[AIM OF THE TASK] Restate the whole of the material. Keep every word, and drop the pictures.

[DATASET EXTRACT]
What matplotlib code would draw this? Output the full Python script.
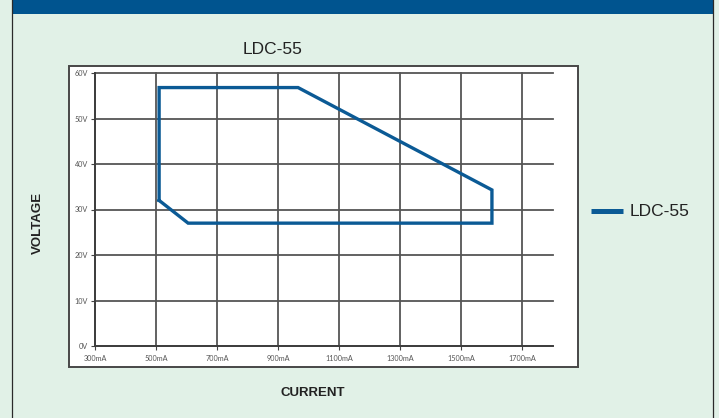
import matplotlib
matplotlib.use("Agg")
import matplotlib.pyplot as plt
from matplotlib.patches import Rectangle
from matplotlib.lines import Line2D

# Operating window of the LDC-55 driver (current in mA, voltage in V)
current_ma = [510, 510, 965, 1600, 1600, 605, 510]
voltage_v = [32.0, 56.8, 56.8, 34.3, 27.0, 27.0, 32.0]

x_ticks = [300, 500, 700, 900, 1100, 1300, 1500, 1700]
x_labels = ["300mA", "500mA", "700mA", "900mA", "1100mA", "1300mA", "1500mA", "1700mA"]
y_ticks = [0, 10, 20, 30, 40, 50, 60]
y_labels = ["0V", "10V", "20V", "30V", "40V", "50V", "60V"]

series_name = "LDC-55"
title_text = "LDC-55"
x_title = "CURRENT"
y_title = "VOLTAGE"

W, H = 719, 418
BG = "#e1f1e7"
HEADER = "#00548f"
LINE = "#0b5a95"
GRID = "#555555"

fig = plt.figure(figsize=(W / 100, H / 100), dpi=100)
fig.patch.set_facecolor(BG)


def px_rect(x0, y0, x1, y1, **kw):
    """Rectangle given in pixel coordinates measured from the top-left."""
    return Rectangle((x0 / W, 1 - y1 / H), (x1 - x0) / W, (y1 - y0) / H,
                     transform=fig.transFigure, **kw)


# page frame: header band and side rules
fig.patches.append(px_rect(11.5, 0, 713, 13.5, facecolor=HEADER, edgecolor="none", zorder=0))
for xp in (11.5, 713):
    fig.lines.append(Line2D([xp / W, xp / W], [0, 1], transform=fig.transFigure,
                            color="#2a2a2a", lw=0.9, zorder=1))

# white chart panel
fig.patches.append(px_rect(69, 65.5, 577.5, 367, facecolor="white",
                           edgecolor="#474747", lw=1.4, zorder=1))

narrow_bold = dict(family=["Liberation Sans Narrow", "Liberation Sans"], weight="bold")

fig.text(273 / W, 1 - 50 / H, title_text, ha="center", va="center",
         fontsize=12.5, family="Liberation Sans", color="#222222")
fig.text(38 / W, 1 - 223 / H, y_title, ha="center", va="center", rotation=90,
         fontsize=9.5, color="#222222", **narrow_bold)
fig.text(313 / W, 1 - 393 / H, x_title, ha="center", va="center",
         fontsize=9.5, color="#222222", **narrow_bold)

ax = fig.add_axes([95 / W, 1 - 346 / H, (553 - 95) / W, (346 - 73) / H])
ax.set_zorder(2)
ax.patch.set_visible(False)
ax.set_xlim(300, 1800)
ax.set_ylim(0, 60)

ax.set_xticks(x_ticks)
ax.set_xticklabels(x_labels)
ax.set_yticks(y_ticks)
ax.set_yticklabels(y_labels)
ax.tick_params(axis="both", direction="out", length=3, width=0.8, color="#444444",
               labelsize=5.2, labelcolor="#555555")
ax.tick_params(axis="x", pad=3.5)
ax.tick_params(axis="y", pad=2)
for lbl in ax.get_xticklabels() + ax.get_yticklabels():
    lbl.set_family("Lato")

ax.grid(True, color=GRID, lw=1.3)
ax.set_axisbelow(True)
for gl in ax.get_xgridlines() + ax.get_ygridlines():
    gl.set_clip_on(False)

for side in ("top", "right"):
    ax.spines[side].set_visible(False)
for side in ("left", "bottom"):
    ax.spines[side].set_color("#3c3c3c")
    ax.spines[side].set_linewidth(1.3)

ax.plot(current_ma, voltage_v, color=LINE, lw=2.4, solid_joinstyle="miter",
        zorder=3, label=series_name)

# legend entry to the right of the panel
fig.lines.append(Line2D([591 / W, 623 / W], [1 - 211 / H] * 2, transform=fig.transFigure,
                        color=LINE, lw=3.6, solid_capstyle="butt"))
fig.text(630 / W, 1 - 211 / H, series_name, ha="left", va="center",
         fontsize=12.5, family="Liberation Sans", color="#222222")

fig.savefig("out.png", dpi=100, facecolor=BG)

[EXERCISE RESPONSE]
What matplotlib code would draw this? Output the full Python script.
import matplotlib
matplotlib.use("Agg")
import matplotlib.pyplot as plt
from matplotlib.patches import Rectangle
from matplotlib.lines import Line2D

# Operating window of the LDC-55 driver (current in mA, voltage in V)
current_ma = [510, 510, 965, 1600, 1600, 605, 510]
voltage_v = [32.0, 56.8, 56.8, 34.3, 27.0, 27.0, 32.0]

x_ticks = [300, 500, 700, 900, 1100, 1300, 1500, 1700]
x_labels = ["300mA", "500mA", "700mA", "900mA", "1100mA", "1300mA", "1500mA", "1700mA"]
y_ticks = [0, 10, 20, 30, 40, 50, 60]
y_labels = ["0V", "10V", "20V", "30V", "40V", "50V", "60V"]

series_name = "LDC-55"
title_text = "LDC-55"
x_title = "CURRENT"
y_title = "VOLTAGE"

W, H = 719, 418
BG = "#e1f1e7"
HEADER = "#00548f"
LINE = "#0b5a95"
GRID = "#555555"

fig = plt.figure(figsize=(W / 100, H / 100), dpi=100)
fig.patch.set_facecolor(BG)


def px_rect(x0, y0, x1, y1, **kw):
    """Rectangle given in pixel coordinates measured from the top-left."""
    return Rectangle((x0 / W, 1 - y1 / H), (x1 - x0) / W, (y1 - y0) / H,
                     transform=fig.transFigure, **kw)


# page frame: header band and side rules
fig.patches.append(px_rect(11.5, 0, 713, 13.5, facecolor=HEADER, edgecolor="none", zorder=0))
for xp in (11.5, 713):
    fig.lines.append(Line2D([xp / W, xp / W], [0, 1], transform=fig.transFigure,
                            color="#2a2a2a", lw=0.9, zorder=1))

# white chart panel
fig.patches.append(px_rect(69, 65.5, 577.5, 367, facecolor="white",
                           edgecolor="#474747", lw=1.4, zorder=1))

narrow_bold = dict(family=["Liberation Sans Narrow", "Liberation Sans"], weight="bold")

fig.text(273 / W, 1 - 50 / H, title_text, ha="center", va="center",
         fontsize=12.5, family="Liberation Sans", color="#222222")
fig.text(38 / W, 1 - 223 / H, y_title, ha="center", va="center", rotation=90,
         fontsize=9.5, color="#222222", **narrow_bold)
fig.text(313 / W, 1 - 393 / H, x_title, ha="center", va="center",
         fontsize=9.5, color="#222222", **narrow_bold)

ax = fig.add_axes([95 / W, 1 - 346 / H, (553 - 95) / W, (346 - 73) / H])
ax.set_zorder(2)
ax.patch.set_visible(False)
ax.set_xlim(300, 1800)
ax.set_ylim(0, 60)

ax.set_xticks(x_ticks)
ax.set_xticklabels(x_labels)
ax.set_yticks(y_ticks)
ax.set_yticklabels(y_labels)
ax.tick_params(axis="both", direction="out", length=3, width=0.8, color="#444444",
               labelsize=5.2, labelcolor="#555555")
ax.tick_params(axis="x", pad=3.5)
ax.tick_params(axis="y", pad=2)
for lbl in ax.get_xticklabels() + ax.get_yticklabels():
    lbl.set_family("Lato")

ax.grid(True, color=GRID, lw=1.3)
ax.set_axisbelow(True)
for gl in ax.get_xgridlines() + ax.get_ygridlines():
    gl.set_clip_on(False)

for side in ("top", "right"):
    ax.spines[side].set_visible(False)
for side in ("left", "bottom"):
    ax.spines[side].set_color("#3c3c3c")
    ax.spines[side].set_linewidth(1.3)

ax.plot(current_ma, voltage_v, color=LINE, lw=2.4, solid_joinstyle="miter",
        zorder=3, label=series_name)

# legend entry to the right of the panel
fig.lines.append(Line2D([591 / W, 623 / W], [1 - 211 / H] * 2, transform=fig.transFigure,
                        color=LINE, lw=3.6, solid_capstyle="butt"))
fig.text(630 / W, 1 - 211 / H, series_name, ha="left", va="center",
         fontsize=12.5, family="Liberation Sans", color="#222222")

fig.savefig("out.png", dpi=100, facecolor=BG)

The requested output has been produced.